Uighur folks tend to stick together, and pretty soon, there were more than ten of us packed into our little space in the aisle of the train. There were Mohammed and Izizi Ahun, two raisin sellers on their way home. There was a guy playing the guitar, a family, a college student, a beautiful woman with reddish hair and handsome Ahmet, who looked as though he should be a Calvin Klein model but instead sold raisins on the streets of Beijing.
"Raisins, walnuts, have some Xinjiang snacks!" they cried out in broken Mandarin as they showered me with delicacies from the desert. They took me to the restaurant car and gave me bottles of local beer until my head was spinning.
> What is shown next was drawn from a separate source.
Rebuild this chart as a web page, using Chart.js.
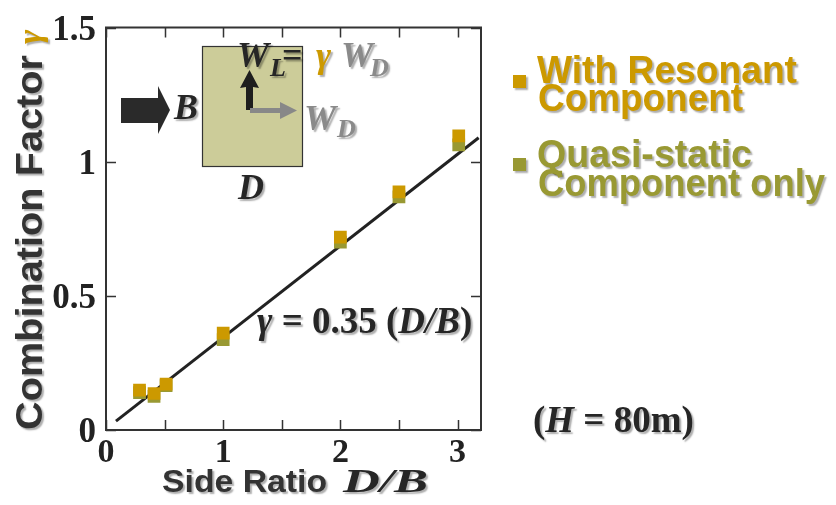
<!DOCTYPE html>
<html>
<head>
<meta charset="utf-8">
<script src="https://cdn.jsdelivr.net/npm/chart.js@4.4.1/dist/chart.umd.min.js"></script>
<style>
  html, body { margin: 0; padding: 0; background: #ffffff; }
  #wrap { width: 836px; height: 505px; }
</style>
</head>
<body>
<div id="wrap"><canvas id="c" width="836" height="505"></canvas></div>
<script>
// ---- data ----
const sideRatio        = [0.286, 0.41, 0.513, 1.0, 2.0, 2.5, 3.01];
const gammaResonant    = [0.149, 0.136, 0.171, 0.361, 0.719, 0.887, 1.096];
const gammaQuasiStatic = [0.139, 0.125, 0.165, 0.337, 0.700, 0.869, 1.063];
const fitLineX = [0.085, 3.18];
const fitLineY = [0.033, 1.089];
const xTickLabels = ['0', '1', '2', '3'];
const yTickLabels = ['0', '0.5', '1', '1.5'];
const legendLines = [['With Resonant', 'Component'], ['Quasi-static', 'Component only']];

const ORANGE = '#CC9900';
const OLIVE = '#999933';
const DARK = '#262626';
const GRAY = '#8a8a8a';
const SERIF = '"Liberation Serif", "Times New Roman", serif';
const SANS = '"Liberation Sans", Arial, sans-serif';

function shadowOn(ctx) {
  ctx.shadowColor = 'rgba(0,0,0,0.32)';
  ctx.shadowOffsetX = 2;
  ctx.shadowOffsetY = 2;
  ctx.shadowBlur = 1.5;
}
function shadowOff(ctx) {
  ctx.shadowColor = 'rgba(0,0,0,0)';
  ctx.shadowOffsetX = 0; ctx.shadowOffsetY = 0; ctx.shadowBlur = 0;
}
// draw text scaled horizontally so that it spans targetW (if given)
function fitText(ctx, text, font, color, x, y, targetW) {
  ctx.font = font;
  ctx.fillStyle = color;
  const w = ctx.measureText(text).width;
  const sx = targetW ? targetW / w : 1;
  ctx.save();
  ctx.translate(x, y);
  ctx.scale(sx, 1);
  ctx.fillText(text, 0, 0);
  ctx.restore();
  return w * sx;
}
function runs(ctx, x, y, parts) {
  let cx = x;
  parts.forEach(p => {
    ctx.font = p.font;
    ctx.fillStyle = p.color;
    ctx.fillText(p.t, cx, y + (p.dy || 0));
    cx += ctx.measureText(p.t).width + (p.gap || 0);
  });
  return cx;
}
function poly(ctx, pts, color) {
  ctx.beginPath();
  ctx.moveTo(pts[0][0], pts[0][1]);
  for (let i = 1; i < pts.length; i++) ctx.lineTo(pts[i][0], pts[i][1]);
  ctx.closePath();
  ctx.fillStyle = color;
  ctx.fill();
}

const frameTicks = {
  id: 'frameTicks',
  afterDatasetsDraw(chart) {
    const { ctx, chartArea: a, scales: { x, y } } = chart;
    ctx.save();
    ctx.strokeStyle = '#333';
    ctx.lineWidth = 1.5;
    ctx.beginPath();
    x.ticks.forEach(t => {
      const px = Math.round(x.getPixelForValue(t.value)) + 0.5;
      ctx.moveTo(px, a.bottom); ctx.lineTo(px, a.bottom - 10);
      ctx.moveTo(px, a.top); ctx.lineTo(px, a.top + 10);
    });
    y.ticks.forEach(t => {
      const py = Math.round(y.getPixelForValue(t.value)) + 0.5;
      ctx.moveTo(a.left, py); ctx.lineTo(a.left + 10, py);
      ctx.moveTo(a.right, py); ctx.lineTo(a.right - 10, py);
    });
    ctx.stroke();
    ctx.lineWidth = 2;
    ctx.strokeRect(a.left, a.top, a.right - a.left, a.bottom - a.top);
    ctx.restore();
  }
};

const annotations = {
  id: 'annotations',
  afterDraw(chart) {
    const ctx = chart.ctx;
    ctx.save();
    ctx.textBaseline = 'alphabetic';
    ctx.textAlign = 'left';

    // inset building plan
    ctx.fillStyle = '#CCCC99';
    ctx.fillRect(202, 46, 100, 120);
    ctx.strokeStyle = '#333';
    ctx.lineWidth = 1.2;
    ctx.strokeRect(202.5, 46.5, 100, 120);

    // wind arrow
    poly(ctx, [[121, 98], [158, 98], [158, 86], [170, 110], [158, 134], [158, 123], [121, 123]], '#2a2a2a');
    // lift arrow (up, black)
    poly(ctx, [[246, 110], [246, 87], [240, 88], [249.5, 70], [259, 88], [253, 87], [253, 110]], '#1e1e1e');
    // drag arrow (right, gray)
    poly(ctx, [[250, 108], [280, 108], [280, 102], [297, 110.5], [280, 119], [280, 113], [250, 113]], '#888888');

    shadowOn(ctx);
    const BI = s => 'italic bold ' + s + 'px ' + SERIF;
    const B = s => 'bold ' + s + 'px ' + SERIF;
    // B and D labels
    fitText(ctx, 'B', BI(36), DARK, 174, 119);
    fitText(ctx, 'D', BI(36), DARK, 238, 199);
    // W_L = γ W_D
    fitText(ctx, 'W', BI(36), DARK, 237, 67);
    fitText(ctx, 'L', BI(26), DARK, 270, 76);
    fitText(ctx, '=', B(36), DARK, 282, 67);
    fitText(ctx, 'γ', 'italic bold 36px ' + SERIF, ORANGE, 316, 67);
    fitText(ctx, 'W', BI(36), GRAY, 341, 67);
    fitText(ctx, 'D', BI(26), GRAY, 370, 76);
    // W_D at drag arrow
    fitText(ctx, 'W', BI(36), GRAY, 304, 130);
    fitText(ctx, 'D', BI(26), GRAY, 337, 137);

    // fit equation
    ctx.save();
    const eqParts = [
      { t: 'γ', font: BI(37), color: DARK },
      { t: ' = 0.35 (', font: B(37), color: DARK },
      { t: 'D/B', font: BI(37), color: DARK },
      { t: ')', font: B(37), color: DARK }
    ];
    runs(ctx, 257, 333, eqParts);
    ctx.restore();

    // (H = 80m)
    runs(ctx, 533, 432, [
      { t: '(', font: B(37), color: DARK },
      { t: 'H', font: BI(37), color: DARK },
      { t: ' = 80m)', font: B(37), color: DARK }
    ]);

    // x axis title
    fitText(ctx, 'Side Ratio', 'bold 31px ' + SANS, '#333', 162, 492, 165);
    fitText(ctx, 'D/B', BI(33), DARK, 343, 492, 85);

    // y axis title (rotated)
    ctx.save();
    ctx.translate(42, 430);
    ctx.rotate(-Math.PI / 2);
    fitText(ctx, 'Combination Factor', 'bold 37px ' + SANS, '#333', 0, 0, 375);
    fitText(ctx, 'γ', 'italic bold 34px ' + SERIF, ORANGE, 386, -1);
    ctx.restore();

    // legend
    const legColors = [ORANGE, OLIVE];
    const legY = [[83, 111], [167, 196]];
    const legW = [[260, 205], [215, 287]];
    const legSq = [75, 158];
    for (let i = 0; i < 2; i++) {
      ctx.fillStyle = legColors[i];
      ctx.fillRect(513, legSq[i], 13, 13);
      fitText(ctx, legendLines[i][0], 'bold 38px ' + SANS, legColors[i], 537, legY[i][0], legW[i][0]);
      fitText(ctx, legendLines[i][1], 'bold 38px ' + SANS, legColors[i], 538, legY[i][1], legW[i][1]);
    }
    shadowOff(ctx);
    ctx.restore();
  }
};

const toPts = (xs, ys) => xs.map((x, i) => ({ x: x, y: ys[i] }));

new Chart(document.getElementById('c'), {
  type: 'scatter',
  data: {
    datasets: [
      {
        label: 'With Resonant Component',
        data: toPts(sideRatio, gammaResonant),
        pointStyle: 'rect',
        pointRadius: 9,
        pointHoverRadius: 9,
        backgroundColor: ORANGE,
        borderWidth: 0,
        order: 0
      },
      {
        label: 'Quasi-static Component only',
        data: toPts(sideRatio, gammaQuasiStatic),
        pointStyle: 'rect',
        pointRadius: 9,
        pointHoverRadius: 9,
        backgroundColor: OLIVE,
        borderWidth: 0,
        order: 1
      },
      {
        type: 'line',
        label: 'fit',
        data: toPts(fitLineX, fitLineY),
        borderColor: '#222222',
        borderWidth: 3,
        pointRadius: 0,
        fill: false,
        order: 2
      }
    ]
  },
  options: {
    responsive: false,
    animation: false,
    devicePixelRatio: 1,
    layout: { padding: { top: 21, right: 355, bottom: 0, left: 0 } },
    plugins: { legend: { display: false }, tooltip: { enabled: false } },
    events: [],
    scales: {
      x: {
        type: 'linear',
        min: 0, max: 3.2,
        grid: { display: false, drawTicks: false },
        border: { display: false },
        ticks: {
          stepSize: 0.5,
          includeBounds: false,
          autoSkip: false,
          maxRotation: 0,
          padding: 6,
          color: '#222',
          font: { family: SERIF, weight: 'bold', size: 34, lineHeight: 1 },
          callback: v => (Math.abs(v - Math.round(v)) < 1e-6 ? xTickLabels[Math.round(v)] : '')
        },
        afterFit: s => { s.height = 75; }
      },
      y: {
        type: 'linear',
        min: 0, max: 1.5,
        grid: { display: false, drawTicks: false },
        border: { display: false },
        ticks: {
          stepSize: 0.5,
          autoSkip: false,
          padding: 10,
          labelOffset: 3,
          color: '#222',
          font: { family: SERIF, weight: 'bold', size: 35, lineHeight: 1 },
          callback: v => yTickLabels[Math.round(v * 2)]
        },
        afterFit: s => { s.width = 106; }
      }
    }
  },
  plugins: [frameTicks, annotations]
});
</script>
</body>
</html>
Izizi Ahun carefully wrote down some words on a piece of paper. "Now read this," he said. I did. "Now, you are a Muslim like us. Allah is great!" he said. "Allah is great," the other Uighurs nodded.
A young Chinese guy came running towards me shouting, "Hey, there is another foreigner on the train!" "Where?" I asked. "In soft sleeper," he said.
I walked out of the chaos of hard seat into the hushed comfort of the soft sleeper compartments. Bob was not hard to spot, his white hair rising like a cock's crow. He was a lawyer, from Newton, Massachusetts. Small world! Bob had a hearty laugh, and I spent a good afternoon sitting in the quiet hallway talking with him about what else? China, of course.
Walking back into the bowels of hard seat, I found Ah Liya sprawled on the floor. "Ay-ah, I've drank too much," she complained. "I've got a headache." She then sprawled into the waiting arms of Ahmet, her eyeliner smeared a bit, her lipstick smudged. Meanwhile, Izizi Ahun as busily determining which direction of the train faced Mecca, and was inciting all of the dutiful Muslims to pray. Many were asleep on the floor, but Izizi Ahun was doing his best to wake them, praying in a loud, booming voice. I excused myself and found a different empty place, this time behind a door next to the garbage bin. I ignored the stench, made myself some instant noodles for dinner, and settled down with a copy of "The Brothers Karamazov," filched from the Foreign Affairs Office of my school.
After days and hours of madness, my train finally pulled into Urumqi, the last city before the real desert begins. Two other volunteers, Dustin and Joanne, met me at the station, and we quickly traipsed off to a Uighur fast food restaurant where we ate large quantities of noodles and plotted our next step. Kashgar. It was going to be Kashgar, for better or for worse, leaving on the next afternoon train.
Another twenty-five hours on the train, but this time I had a berth. On the way to the train, we saw the familiar white hair- it was Bob! I ran to his cabin, where he saw me and let out his low hearty laugh. He came to our cabin, from where we watched hours and hours of desert pass by. No people, no animals, no plants for nearly the entire train ride. Just sand with a light crust of snow, and air that's so cold and crisp and beautiful outside. We watched it all fly by while drinking cheap Russian vodka, Tang and boiled water from the train's samovar- a concoction that Dustin aptly named the Cosmonaut. We breathed in the steam and talked about the stars, the open space and just about anything else that came into our heads. And in that way we arrived in Kashgar, ancient city of the West, where the buildings are made of mud and sticks.
Jim Smith, maintenance man at Lehigh University and poet, once told me something very wise. It was,
"When you travel,
You know you're alive
For it's better to travel
Than it is to arrive."Truer words never spoken. Have a happy Chinese New Year, everyone!